At one point, Lanan’s RA called an emergency hall meeting after noticing that someone had made an indenture with his fingernail on a cork bulletin board on which a “GLBT Pride” poster hung. The poster wasn’t defaced, and most likely the act was done out of boredom, not hate. But Lanan’s RA treated it as a “crisis” (according to ResLife guidelines, of course). She seemed quite sincere in denouncing this supposed attack on the most vulnerable in the dorm. In her mind, “diversity training” seems to have been conflated with “shepherding the flock” and “protecting the meek.”

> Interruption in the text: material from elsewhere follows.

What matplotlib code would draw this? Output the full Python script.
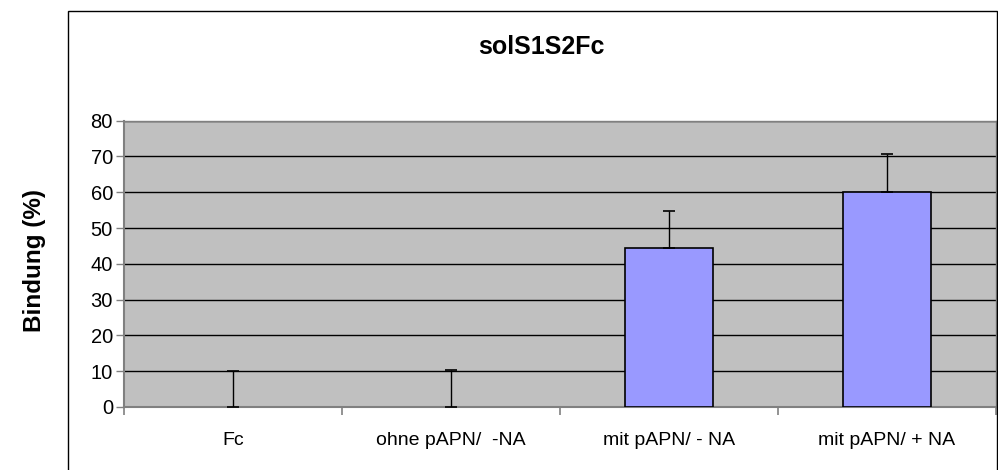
import matplotlib
matplotlib.use("Agg")
import matplotlib.pyplot as plt
from matplotlib.patches import Rectangle
import numpy as np

categories = ["Fc", "ohne pAPN/  -NA", "mit pAPN/ - NA", "mit pAPN/ + NA"]
values = [0.0, 0.0, 44.5, 60.2]
errors = [10.0, 10.4, 10.2, 10.4]
yticks = [0, 10, 20, 30, 40, 50, 60, 70, 80]

plt.rcParams['font.family'] = ['Liberation Sans', 'DejaVu Sans']

fig = plt.figure(figsize=(9.98, 4.70), dpi=100)
W, H = 998, 470
# outer chart frame
fig.patches.append(Rectangle((68 / W, -0.05), (997 - 68) / W, 1 - 11 / H + 0.05,
                             transform=fig.transFigure, fill=False,
                             edgecolor='black', linewidth=1.0))

ax = fig.add_axes([124 / W, 1 - 407 / H, (996 - 124) / W, (407 - 120.7) / H])
ax.set_facecolor('#C0C0C0')
x = np.arange(len(categories))
edges = ['none' if v == 0 else 'black' for v in values]
ax.bar(x, values, width=0.4, color='#9999FF', edgecolor=edges, linewidth=1.2, zorder=3)
ax.errorbar(x, values, yerr=[np.zeros(len(errors)), errors], fmt='none',
            ecolor='black', elinewidth=1.0, capsize=4, capthick=1.2, zorder=4)
ax.set_xlim(-0.5, len(categories) - 0.5)
ax.set_ylim(0, 80)
ax.set_yticks(yticks)
ax.set_yticklabels([str(t) for t in yticks], fontsize=14.5)
ax.yaxis.grid(True, color='black', linewidth=1.0, zorder=1)
ax.set_axisbelow(True)
ax.set_xticks(np.arange(-0.5, len(categories), 1.0))
ax.set_xticklabels([])
ax.set_xticks(x, minor=True)
ax.set_xticklabels(categories, minor=True, fontsize=14)
ax.tick_params(axis='x', which='minor', length=0, pad=18)
ax.tick_params(axis='x', which='major', length=6, width=1.2, color='#808080', direction='out')
ax.tick_params(axis='y', length=6, width=1.0, color='#808080', direction='out', pad=2)
for s in ['left', 'bottom']:
    ax.spines[s].set_color('#808080')
    ax.spines[s].set_linewidth(1.5)
for s in ['top', 'right']:
    ax.spines[s].set_color('#808080')
    ax.spines[s].set_linewidth(1.0)

fig.text(541 / W, 1 - 47 / H, "solS1S2Fc", ha='center', va='center',
         fontsize=18, fontweight='bold')
fig.text(35 / W, 1 - 261 / H, "Bindung (%)", ha='center', va='center',
         rotation=90, fontsize=17.5, fontweight='bold')

fig.savefig("out.png", dpi=100)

In defending ResLife, Newman said that its programs didn’t amount to indoctrination because “there was no right answer. … It is the process not the content.” If he means that the goal was for students to internalize a discourse and regurgitate its shibboleths on all occasions, then he is most definitely correct.
After President Harker shut down freshman orientation, FIRE declared victory. But then most everything that gave birth to the program has remained firmly in place—at UD as everywhere else. Professor Blits joked that if anyone at ResLife were fired, they’d be quickly hired and promoted at Brown.